Josée n’est pas la seule à avoir proposé son sapin au don. Chaque année, la commune de Haguenau lance un appel au don sur les réseaux. Cette année, elle a recueilli une vingtaine de propositions. Seules sont retenues celles qui concernent un véritable sapin (et non un tuyau ou un cyprès par exemple) et qui permettent l’accès des services des espaces verts. "Ce sont souvent des sapins dont ils n’ont plus l’utilité, ou qui gênent par rapport aux façades de la maison, ou d’autres raisons, du coup, on propose de venir les chercher gratuitement, et ça nous fait nos sapins pour nos décors de Noël". 

Pour les particuliers, l’opération permet quand même l’économie de l’intervention d’un professionnel, chiffrée à quelque 3 000 euros selon nos informations. Les Kaeffer eux, ont prévu de quoi remercier les agents : café, viennoiseries et streussel en quantité avant de repartir.
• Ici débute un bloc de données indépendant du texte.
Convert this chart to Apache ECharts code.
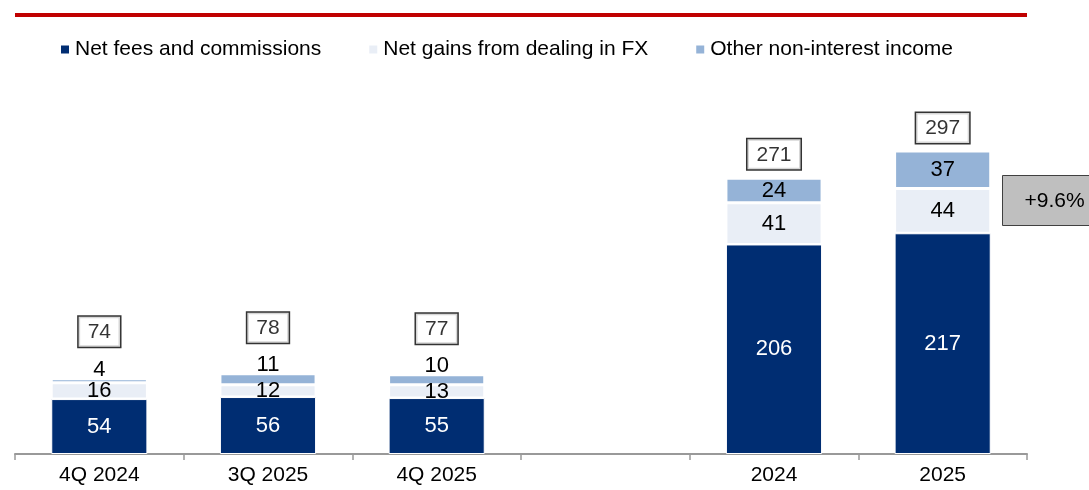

Pendant que les équipes se réchauffent, Isabelle en profite pour demander un service au bucheron : "Est-ce que vous pouvez me couper un petit disque du sapin pour le petit" demande-t-elle.

Sur le disque volontiers découpé, Olivier prend le temps de nous éclairer. "Vous voyez ici, l'arbre est incurvé parce qu'un obstacle l'a empêché de pousser. Et ici, ce cercle plus étroit, c'est la marque de la canicule de 2023."

Café et pain au chocolat avalés, il est temps de partir installer le sapin au centre de Haguenau. La famille Kaeffer a bien sûr prévu de se rendre sur place une fois l'arbre décoré. "Je suis fière" confie Isabelle. "On va peut-être le voir dans le monde entier étant donné la réputation des marchés de Noël d'Alsace. C'est un beau symbole comme fin pour ce sapin".

Dans le jardin des Keaffer, il ne restera pas seulement une souche du sapin d'Isabelle. Le trentenaire a donné deux petits arbres.

Pour l'instant en pots, ils seront peut être plantés, pour à leur tour donner naissance à de belles histoires.